COVID-19 Is a 2021 Disease
Due to its swift vaccination campaign, the United States has managed to dodge this phenomenon. However, while swift, vaccinations must continue in order to ensure our immunity is robust.
The Counterpoint is a free newsletter that uses both analytic and holistic thinking to examine the wider world. My goal is that you find it ‘worth reading’ rather than it necessarily ‘being right.’ Expect regular updates on the SARS-CoV-2 pandemic as well as essays on a variety of topics. I appreciate any and all sharing or subscriptions.
Editor’s Note: My wife and I are in the middle of our cross-country move from Los Angeles to Maryland. Afterward, we are going on our delayed-by-a-year honeymoon. Bear with me, regular posting will resume July 1st. I’ve built up quite a few idea for posts over this break!
There were 1,808,116 confirmed deaths from COVID-19 in 2020. As of today, there have been 1,926,6811 confirmed deaths in 2021. Through only five months and nine days of 2021, COVID-19 has already killed more people than in 2020.
The United States has managed to avoid this due to our swift vaccination campaign with highly-effective mRNA vaccines. Confirmed cases and deaths from COVID-19 are at all-time lows within the US. The seven-day averages are 15,103 cases and 441 deaths.
Credit must be given to researchers such as Dr. Katalin Kariko and Dr. Ugur Sahin (and many others) for spending years developing this technology, the Trump administration for initiating and funding Operation Warp Speed, the Biden administration for directing and accelerating vaccine distribution and messaging, and the countless public health and health care professionals for doing the boots-on-the-ground work of getting shots in arms.
The cases and deaths that are still occurring are heavily concentrated in three populations:
Countries with low total vaccination rates. Examples include India and Brazil.
Countries with high total vaccination rates but who prioritized not-very-effective vaccines (such as China’s Sinopharm and Sinovac vaccines). Examples include Bahrain and Chile.
For the United States, it’s this last population that is cause for concern. While the US vaccination campaign was swift, it cannot be considered fully robust. While 42.3% of the total US population is fully vaccinated, there is a large variance in vaccination between states. Below is a chart of the five most-vaccinated and five least-vaccinated states.
The concern is that a ~33% vaccination rate will not be robust enough to stop the latest variant, B.1.167.2. In the previous update, we covered how B.1.617.2 was displacing B.1.1.7 as the dominant variant in both India and the United Kingdom. This same displacement is now being observed in the United States and other countries. All four variants-of-concern, their location of first identification, and exact mutations can be found here.

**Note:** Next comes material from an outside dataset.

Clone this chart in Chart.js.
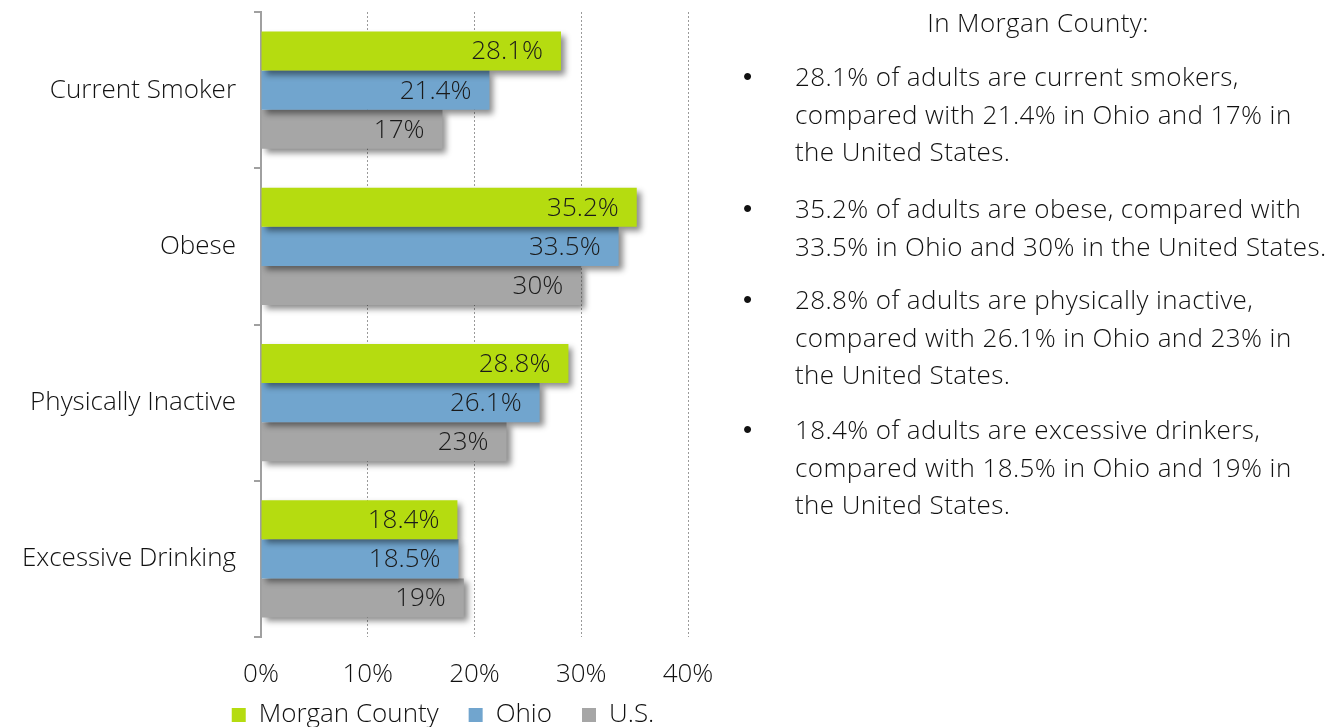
<!DOCTYPE html>
<html>
<head>
<meta charset="utf-8">
<script src="https://cdn.jsdelivr.net/npm/chart.js@4.4.1/dist/chart.umd.min.js"></script>
<style>
    body { margin: 0; background: #fff; font-family: 'Open Sans', sans-serif; font-weight: 300; color: #111; }
    #wrap { position: absolute; left: 0; top: 0; width: 886px; height: 727px; }
    #notes { position: absolute; left: 745px; top: 0; width: 596px; font-size: 26px; line-height: 37.5px; letter-spacing: 0.4px; }
    #notes .title { position: absolute; left: 0; width: 586px; text-align: center; top: 4px; }
    #notes .item { position: absolute; left: 0; }
    #notes .item .dot { position: absolute; left: -2px; top: 0; font-family: 'Liberation Sans', sans-serif; font-weight: 400; }
    #notes .item .txt { position: absolute; left: 50px; white-space: nowrap; }
</style>
</head>
<body>
<div id="wrap"><canvas id="risk-chart"></canvas></div>
<div id="notes">
    <div class="title">In Morgan County:</div>
    <div class="item" style="top:58px"><span class="dot">•</span><span class="txt">28.1% of adults are current smokers,<br>compared with 21.4% in Ohio and 17% in<br>the United States.</span></div>
    <div class="item" style="top:190px"><span class="dot">•</span><span class="txt">35.2% of adults are obese, compared with<br>33.5% in Ohio and 30% in the United States.</span></div>
    <div class="item" style="top:281px"><span class="dot">•</span><span class="txt">28.8% of adults are physically inactive,<br>compared with 26.1% in Ohio and 23% in<br>the United States.</span></div>
    <div class="item" style="top:411px"><span class="dot">•</span><span class="txt">18.4% of adults are excessive drinkers,<br>compared with 18.5% in Ohio and 19% in<br>the United States.</span></div>
</div>
<script>
const categories = ['Current Smoker', 'Obese', 'Physically Inactive', 'Excessive Drinking'];
const series = [
    { label: 'Morgan County', color: '#b5dc10', values: [28.1, 35.2, 28.8, 18.4] },
    { label: 'Ohio', color: '#71a5ce', values: [21.4, 33.5, 26.1, 18.5] },
    { label: 'U.S.', color: '#a6a6a6', values: [17, 30, 23, 19] }
];
const FONT = { family: "'Open Sans', sans-serif", size: 26, weight: 300 };

// Sombra nas barras
const barShadow = {
    id: 'barShadow',
    beforeDatasetsDraw(chart) {
        const ctx = chart.ctx;
        ctx.save();
        ctx.shadowColor = 'rgba(0,0,0,0.45)';
        ctx.shadowBlur = 6;
        ctx.shadowOffsetX = 4;
        ctx.shadowOffsetY = 4;
    },
    afterDatasetsDraw(chart) {
        chart.ctx.restore();
    }
};

// Rótulos dentro do fim da barra
const barLabels = {
    id: 'barLabels',
    afterDatasetsDraw(chart) {
        const ctx = chart.ctx;
        ctx.save();
        ctx.font = `${FONT.weight} ${FONT.size}px ${FONT.family}`;
        ctx.fillStyle = '#1a1a1a';
        ctx.textAlign = 'right';
        ctx.textBaseline = 'middle';
        chart.data.datasets.forEach((ds, i) => {
            chart.getDatasetMeta(i).data.forEach((bar, j) => {
                ctx.fillText(ds.data[j] + '%', bar.x - 18, bar.y + 1);
            });
        });
        ctx.restore();
    }
};

// Legenda centrada na largura toda do canvas, um pouco mais acima
const legendSpan = {
    id: 'legendSpan',
    beforeDraw(chart) {
        const lg = chart.legend;
        if (!lg) return;
        lg.left = 0;
        lg.right = chart.width;
        lg.width = chart.width;
        lg.top = 672;
        lg.bottom = chart.height;
        lg.height = lg.bottom - lg.top;
    }
};

new Chart(document.getElementById('risk-chart'), {
    type: 'bar',
    data: {
        labels: categories,
        datasets: series.map(s => ({
            label: s.label,
            data: s.values,
            backgroundColor: s.color,
            borderWidth: 0,
            barPercentage: 1.0,
            categoryPercentage: 0.75
        }))
    },
    options: {
        indexAxis: 'y',
        responsive: true,
        maintainAspectRatio: false,
        animation: false,
        layout: { padding: { top: 12, right: 198, left: 0, bottom: 0 } },
        plugins: {
            legend: {
                position: 'bottom',
                maxHeight: 37,
                labels: { boxWidth: 14, boxHeight: 14, padding: 30, color: '#111', font: FONT }
            },
            tooltip: { enabled: false }
        },
        scales: {
            x: {
                min: 0, max: 40,
                afterFit: scale => { scale.height = 53; },
                ticks: { stepSize: 10, color: '#111', font: FONT, padding: 22, callback: v => v + '%' },
                grid: { color: '#9a9a9a', lineWidth: 1, drawTicks: false },
                border: { display: false, dash: [2, 2] }
            },
            y: {
                afterFit: scale => {
                    scale.width = 261;
                    scale.paddingTop = 0;
                    scale.paddingBottom = 0;
                },
                ticks: { color: '#111', font: FONT, padding: 18 },
                grid: { offset: true, drawOnChartArea: false, drawTicks: true, tickLength: 7, color: '#a0a0a0', lineWidth: 2 },
                border: { display: true, color: '#a0a0a0', width: 2 }
            }
        }
    },
    plugins: [barShadow, barLabels, legendSpan]
});
</script>
</body>
</html>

Dr. Shane Crotty, virologist at La Jolla Institute for Immunology, has an excellent thread summarizing B.1.617.2 below:
While B.1.167.2 is deeply concerning we have the tools to stop it. Frankly, it is not good that this variant is more transmissible than already-more-transmissible variants, exhibits significant antibody evasion, and can infect those with only one dose of an mRNA vaccine. All that being said, we know how to suppress viral transmission (masks and ventilation), antibodies are only one aspect of our immune response, and most importantly, our mRNA vaccines work amazing well, even against B.1.167.2, after the full, two-dose regiment.
Will a ~33% vaccination rate be enough to control viral transmission in low-vaccination states? Summer seasonality effects combined with naturally-acquired and vaccination-derived immunity should keep COVID-19 essentially non-existent throughout summer. But the majority of the world remains unvaccinated and global travel continues to return to pre-pandemic levels. B.1.167.2 will continue to spread in coming months and when winter weather, i.e. much better conditions for viral transmission, returns, will the immunity within the United States be strong enough to contain the more-transmissible variants in majority un-vaccinated states without mask mandates? I don’t know.
But what I do know with certainty is that the simplest and easiest way to truly end this pandemic is to schedule your vaccinations or encourage or help someone else schedule theirs. Together, we can stop SAR-CoV-2 and COVID-19.
I’ve waited a few days to write this as Peru dropped a backlog of ~120,000 deaths on June 3rd. It’s unclear to me when these deaths occurred. Even if you assume all these occurred in 2020, global 2021 deaths would still surpass 2020 deaths by the end of June.